I speak, of course, of the national delusion called Mother’s Day brunch.
Brunch on any day of the week is a sign of our moral decay. It’s for people so lazy or ambivalent that they can’t decide whether they want to eat breakfast or lunch. In their sloth, they shuffle out the door, too inept to cook for themselves, and stand around wasting more of the day to eat overpriced eggs and toast. By the time it’s over, it’s mid-afternoon and the prime hours of your precious weekend are over—and you’re $40 poorer for it.
Commit! Seize the day! Choose breakfast or lunch, run with it and get on with your life while you still can.

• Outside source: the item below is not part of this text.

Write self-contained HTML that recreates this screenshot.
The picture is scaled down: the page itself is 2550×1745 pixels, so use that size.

There’s another side to brunch diners don’t see. It’s the view from the kitchen. I was once a cook in an upscale San Francisco restaurant. As Mother’s Day drew near, a special kind of dread spread across the kitchen. Mother’s Day brunch was an interminable amateur hour filled with inane special requests like egg-white omelettes (we called them “beached whales” because they resembled dead sea mammal carcasses); gallons of oozing, mucilaginous hollandaise sauce; panicked waiters; and the sickly sweet smell of maple syrup that seems to haunt your olfactory lobes for hours after you’d left the restaurant.

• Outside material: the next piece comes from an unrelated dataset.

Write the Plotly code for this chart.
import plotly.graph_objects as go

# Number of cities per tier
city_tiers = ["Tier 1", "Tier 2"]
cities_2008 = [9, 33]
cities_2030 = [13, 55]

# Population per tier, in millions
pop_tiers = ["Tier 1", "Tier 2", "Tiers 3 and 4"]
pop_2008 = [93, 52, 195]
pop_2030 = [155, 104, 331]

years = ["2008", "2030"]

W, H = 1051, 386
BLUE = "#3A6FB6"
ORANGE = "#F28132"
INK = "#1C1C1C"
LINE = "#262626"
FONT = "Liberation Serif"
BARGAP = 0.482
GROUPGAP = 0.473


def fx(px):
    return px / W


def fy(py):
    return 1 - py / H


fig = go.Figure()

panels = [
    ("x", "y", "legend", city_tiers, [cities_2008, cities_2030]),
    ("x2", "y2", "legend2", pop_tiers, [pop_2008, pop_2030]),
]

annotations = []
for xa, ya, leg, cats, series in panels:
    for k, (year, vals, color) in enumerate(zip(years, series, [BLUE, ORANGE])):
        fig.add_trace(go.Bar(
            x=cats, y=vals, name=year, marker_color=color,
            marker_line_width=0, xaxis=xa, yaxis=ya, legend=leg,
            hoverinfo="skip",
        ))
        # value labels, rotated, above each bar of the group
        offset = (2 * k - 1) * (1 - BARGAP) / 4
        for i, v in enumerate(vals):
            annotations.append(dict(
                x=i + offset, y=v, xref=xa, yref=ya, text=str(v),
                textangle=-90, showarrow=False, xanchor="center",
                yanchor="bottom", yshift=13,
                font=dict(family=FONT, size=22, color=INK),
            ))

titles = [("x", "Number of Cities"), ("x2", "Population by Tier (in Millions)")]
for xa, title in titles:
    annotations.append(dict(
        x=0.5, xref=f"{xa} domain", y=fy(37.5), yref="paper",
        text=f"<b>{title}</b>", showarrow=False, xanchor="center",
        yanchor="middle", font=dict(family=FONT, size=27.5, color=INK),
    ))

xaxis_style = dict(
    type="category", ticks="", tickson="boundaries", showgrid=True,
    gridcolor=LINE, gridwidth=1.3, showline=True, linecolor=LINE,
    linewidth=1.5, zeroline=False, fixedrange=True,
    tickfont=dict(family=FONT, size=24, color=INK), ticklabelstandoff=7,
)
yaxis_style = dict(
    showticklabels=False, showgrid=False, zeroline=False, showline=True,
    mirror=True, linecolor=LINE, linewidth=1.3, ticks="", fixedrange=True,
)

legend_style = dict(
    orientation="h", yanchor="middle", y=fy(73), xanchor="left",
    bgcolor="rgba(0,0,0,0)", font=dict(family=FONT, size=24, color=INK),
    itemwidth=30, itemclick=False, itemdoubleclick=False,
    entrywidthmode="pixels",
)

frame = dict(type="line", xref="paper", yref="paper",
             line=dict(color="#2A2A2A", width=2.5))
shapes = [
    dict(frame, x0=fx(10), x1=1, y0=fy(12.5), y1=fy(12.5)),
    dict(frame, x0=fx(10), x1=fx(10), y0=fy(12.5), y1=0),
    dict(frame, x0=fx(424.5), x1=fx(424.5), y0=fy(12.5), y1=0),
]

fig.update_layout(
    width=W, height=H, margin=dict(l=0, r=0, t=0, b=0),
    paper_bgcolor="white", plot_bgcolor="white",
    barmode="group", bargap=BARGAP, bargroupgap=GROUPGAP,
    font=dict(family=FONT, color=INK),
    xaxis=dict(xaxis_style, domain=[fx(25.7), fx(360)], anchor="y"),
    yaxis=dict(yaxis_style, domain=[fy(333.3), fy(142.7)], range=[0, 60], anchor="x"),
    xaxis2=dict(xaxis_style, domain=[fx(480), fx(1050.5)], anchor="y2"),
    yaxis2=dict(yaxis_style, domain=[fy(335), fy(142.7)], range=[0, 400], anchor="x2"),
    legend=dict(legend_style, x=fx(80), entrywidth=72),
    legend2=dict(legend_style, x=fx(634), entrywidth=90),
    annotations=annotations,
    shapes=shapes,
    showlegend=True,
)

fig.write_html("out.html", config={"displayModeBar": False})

Mother’s Day brunch was also a time for dark existential questions. Is this the best I can do with a graduate degree? Where did I go wrong? Why quit drinking now?
Brunch is also an opportunity for restaurants to sling out hundreds of plates of overpriced food that you could have made yourself for a fraction of the cost in a sliver of the time you spent waiting for your $18 eggs Benedict and fruit cup.

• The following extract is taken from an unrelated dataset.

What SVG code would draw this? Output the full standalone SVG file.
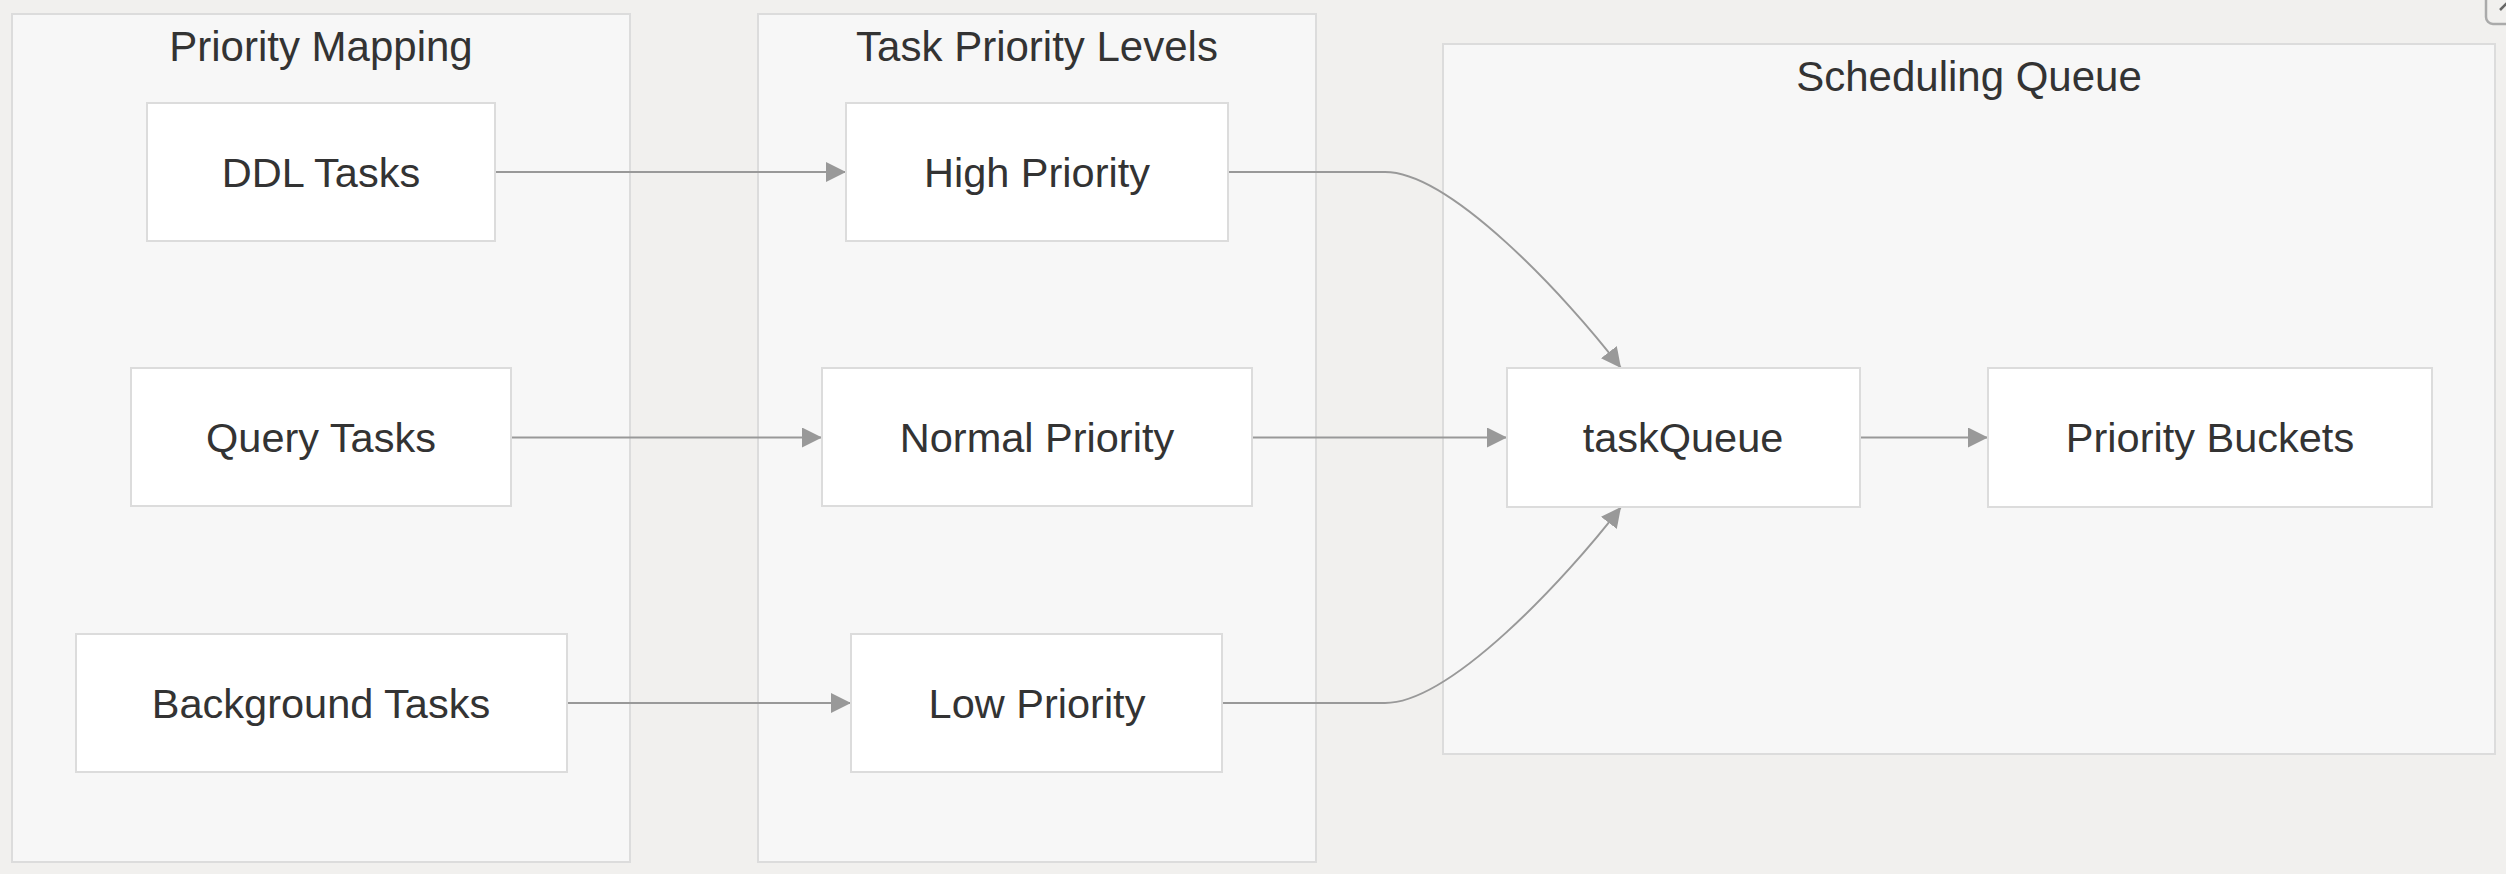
<svg xmlns="http://www.w3.org/2000/svg" width="2506" height="874" viewBox="0 0 2506 874">
<style>
.bg{fill:#f1f0ee}
.cluster{fill:#f7f7f7;stroke:#dcdcdc;stroke-width:2}
.node rect{fill:#ffffff;stroke:#dcdcdc;stroke-width:2}
text{font-family:"Liberation Sans",Arial,sans-serif;font-size:41.5px;fill:#333333;text-anchor:middle}
.title{font-size:42px}
.edge{fill:none;stroke:#999999;stroke-width:2;marker-end:url(#arrow)}
</style>
<defs>
<marker id="arrow" markerUnits="userSpaceOnUse" markerWidth="20" markerHeight="20" refX="20" refY="10" orient="auto">
<path d="M0,0 L20,10 L0,20 z" fill="#999999"/>
</marker>
</defs>
<rect class="bg" x="0" y="0" width="2506" height="874"/>
<g id="cluster-priority-mapping">
<rect class="cluster" x="12" y="14" width="618" height="848"/>
<text class="title" x="321" y="61">Priority Mapping</text>
</g>
<g id="cluster-task-priority-levels">
<rect class="cluster" x="758" y="14" width="558" height="848"/>
<text class="title" x="1037" y="61">Task Priority Levels</text>
</g>
<g id="cluster-scheduling-queue">
<rect class="cluster" x="1443" y="44" width="1052" height="710"/>
<text class="title" x="1969" y="91">Scheduling Queue</text>
</g>
<g id="connectors">
<path class="edge" d="M495,172 L846,172"/>
<path class="edge" d="M511,437.5 L822,437.5"/>
<path class="edge" d="M567,703 L851,703"/>
<path class="edge" d="M1252,437.5 L1507,437.5"/>
<path class="edge" d="M1860,437.5 L1988,437.5"/>
<path class="edge" d="M1228,172 L1385,172 C1450,172 1565,295 1621,368"/>
<path class="edge" d="M1222,703 L1385,703 C1450,703 1565,580 1621,507"/>
</g>
<g id="node-ddl" class="node">
<rect x="147" y="103" width="348" height="138"/>
<text x="321" y="187">DDL Tasks</text>
</g>
<g id="node-query" class="node">
<rect x="131" y="368" width="380" height="138"/>
<text x="321" y="452">Query Tasks</text>
</g>
<g id="node-background" class="node">
<rect x="76" y="634" width="491" height="138"/>
<text x="321" y="718">Background Tasks</text>
</g>
<g id="node-high" class="node">
<rect x="846" y="103" width="382" height="138"/>
<text x="1037" y="187">High Priority</text>
</g>
<g id="node-normal" class="node">
<rect x="822" y="368" width="430" height="138"/>
<text x="1037" y="452">Normal Priority</text>
</g>
<g id="node-low" class="node">
<rect x="851" y="634" width="371" height="138"/>
<text x="1037" y="718">Low Priority</text>
</g>
<g id="node-taskqueue" class="node">
<rect x="1507" y="368" width="353" height="139"/>
<text x="1683" y="452">taskQueue</text>
</g>
<g id="node-buckets" class="node">
<rect x="1988" y="368" width="444" height="139"/>
<text x="2210" y="452">Priority Buckets</text>
</g>
<g id="corner-button">
<rect x="2486" y="-20" width="40" height="44" rx="7" fill="none" stroke="#aaaaaa" stroke-width="2.5"/>
<path d="M2500,10 L2508,2" stroke="#666666" stroke-width="2.5" fill="none"/>
</g>
</svg>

This is not what mothers deserve. You love your mother, don’t you? Of course you do. So here’s a better idea. Make breakfast for her instead. How about French toast and homemade sausage? Save her from brunch and she’ll love you back.
French Toast
Challah bread loaf (I like the Village Bakery’s poppy seed challah)
3 eggs
1 c. milk
1/4 tsp. vanilla extract
1/4 tsp. ground cinnamon
2 tbsp. butter
Cut the bread into thick slices. Whisk the eggs, milk, vanilla and cinnamon in a bowl, and pour batter into a shallow baking dish. Soak the bread on both sides.
Melt butter in a heavy skillet, cook toast in batches until golden brown, and serve.
Breakfast Sausage
1 pound ground pork
1/2 c. minced yellow onion
1/4 c. chopped Italian parsley
1 1/2 tbsp. salt
1/2 tsp. each garlic powder, paprika and black pepper
Mix all ingredients with your hands in a bowl, and form into round patties. Fry until browned, and serve.